Iran Materials 5 June 2008 16:01 (UTC +04:00)

Iran offered to implement additional steps to build confidence in its nuclear programme if the United Nations nuclear watchdog takes the nuclear issue off its agenda, Tehran's ambassador said Thursday, reported dpa.

Iran had answered all the International Atomic Energy Agency's (IAEA) questions regarding alleged military nuclear studies, Ali Asghar Soltanieh, the Iranian ambassador to the IAEA, told journalists.

"This matter is over," he said outside the IAEA's Board of Governors meeting.

IAEA chief Mohamed ElBaradei said Monday it was "regrettable" that the IAEA has not made the expected progress in clarifying indications that Tehran's nuclear programme had a military dimension.

Once Iran's nuclear file is removed from the IAEA's agenda, and once routine nuclear inspections resume, "Iran shall show more flexibility taking voluntary steps" as proposed by ElBaradei, Soltanieh told the 35-nation IAEA board.

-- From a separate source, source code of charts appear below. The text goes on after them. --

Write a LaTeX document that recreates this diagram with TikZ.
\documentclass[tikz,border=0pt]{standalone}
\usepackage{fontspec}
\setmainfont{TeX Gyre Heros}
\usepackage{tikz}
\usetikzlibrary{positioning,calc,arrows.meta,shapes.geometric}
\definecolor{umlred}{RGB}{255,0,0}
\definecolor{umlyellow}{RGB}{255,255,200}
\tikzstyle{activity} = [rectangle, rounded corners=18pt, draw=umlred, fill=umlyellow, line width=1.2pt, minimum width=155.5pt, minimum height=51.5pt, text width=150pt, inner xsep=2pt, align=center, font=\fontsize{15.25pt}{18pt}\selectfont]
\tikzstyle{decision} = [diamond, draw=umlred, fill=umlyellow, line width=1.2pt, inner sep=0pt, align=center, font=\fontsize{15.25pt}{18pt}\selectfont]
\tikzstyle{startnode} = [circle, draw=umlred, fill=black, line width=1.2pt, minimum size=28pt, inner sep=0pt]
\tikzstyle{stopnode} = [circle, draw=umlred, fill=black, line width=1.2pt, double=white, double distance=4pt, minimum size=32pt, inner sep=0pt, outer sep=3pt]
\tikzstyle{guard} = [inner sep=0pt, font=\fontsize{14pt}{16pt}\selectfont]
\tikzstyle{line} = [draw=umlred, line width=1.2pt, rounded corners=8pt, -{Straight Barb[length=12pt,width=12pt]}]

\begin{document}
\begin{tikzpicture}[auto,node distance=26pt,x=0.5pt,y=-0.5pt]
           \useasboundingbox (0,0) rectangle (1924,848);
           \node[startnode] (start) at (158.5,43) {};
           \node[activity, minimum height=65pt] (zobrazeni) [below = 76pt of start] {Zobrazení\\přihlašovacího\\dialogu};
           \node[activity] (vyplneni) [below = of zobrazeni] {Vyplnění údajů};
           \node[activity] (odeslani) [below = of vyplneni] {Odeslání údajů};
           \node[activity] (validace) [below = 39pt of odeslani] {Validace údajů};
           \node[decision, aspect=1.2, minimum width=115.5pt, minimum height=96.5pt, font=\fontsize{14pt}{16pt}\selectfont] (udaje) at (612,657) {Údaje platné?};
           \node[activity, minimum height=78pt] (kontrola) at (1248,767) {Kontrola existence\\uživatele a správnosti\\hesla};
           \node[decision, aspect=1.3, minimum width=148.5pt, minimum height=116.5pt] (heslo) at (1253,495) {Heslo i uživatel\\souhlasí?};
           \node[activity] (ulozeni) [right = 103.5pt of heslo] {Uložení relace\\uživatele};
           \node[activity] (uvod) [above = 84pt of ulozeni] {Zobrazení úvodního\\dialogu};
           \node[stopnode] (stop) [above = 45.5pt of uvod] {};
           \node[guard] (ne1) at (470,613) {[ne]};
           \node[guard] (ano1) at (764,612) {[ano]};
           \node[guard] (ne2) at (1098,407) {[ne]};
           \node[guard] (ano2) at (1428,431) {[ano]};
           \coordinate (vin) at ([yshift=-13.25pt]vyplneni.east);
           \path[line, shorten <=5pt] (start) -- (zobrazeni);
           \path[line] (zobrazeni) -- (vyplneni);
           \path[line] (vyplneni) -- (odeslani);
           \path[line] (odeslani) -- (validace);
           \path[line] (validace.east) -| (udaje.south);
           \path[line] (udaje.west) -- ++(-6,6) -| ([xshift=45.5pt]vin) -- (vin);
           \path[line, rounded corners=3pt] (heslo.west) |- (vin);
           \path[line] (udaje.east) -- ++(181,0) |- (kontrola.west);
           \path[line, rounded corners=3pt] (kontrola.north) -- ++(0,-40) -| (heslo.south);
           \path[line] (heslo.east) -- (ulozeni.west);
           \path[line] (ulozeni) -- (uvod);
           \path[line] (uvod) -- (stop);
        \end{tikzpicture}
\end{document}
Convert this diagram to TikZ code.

Among the measures Iran could take are inspections of sites that the IAEA currently has no access to, he said.

ElBaradei has repeatedly asked Tehran to let his organization visit additional officials and sites, in order to determine the peaceful nature of Iran's past and present nuclear activities.

The United States ambassador to the IAEA, Gregory Schulte, told the board on Thursday that "Iran has yet to provide any real answers to the IAEA's questions."

Documents provided to nuclear inspectors by Western intelligence agencies indicate that past Iranian activities and procurements related to missiles, high explosives testing and nuclear materials might point to a nuclear weapons effort.

Most countries represented on the IAEA board called on Iran on Wednesday to heed the UN Security Council's demands for halting its uranium enrichment programme.

"We'll never give up these activities," Soltanieh responded on Thursday.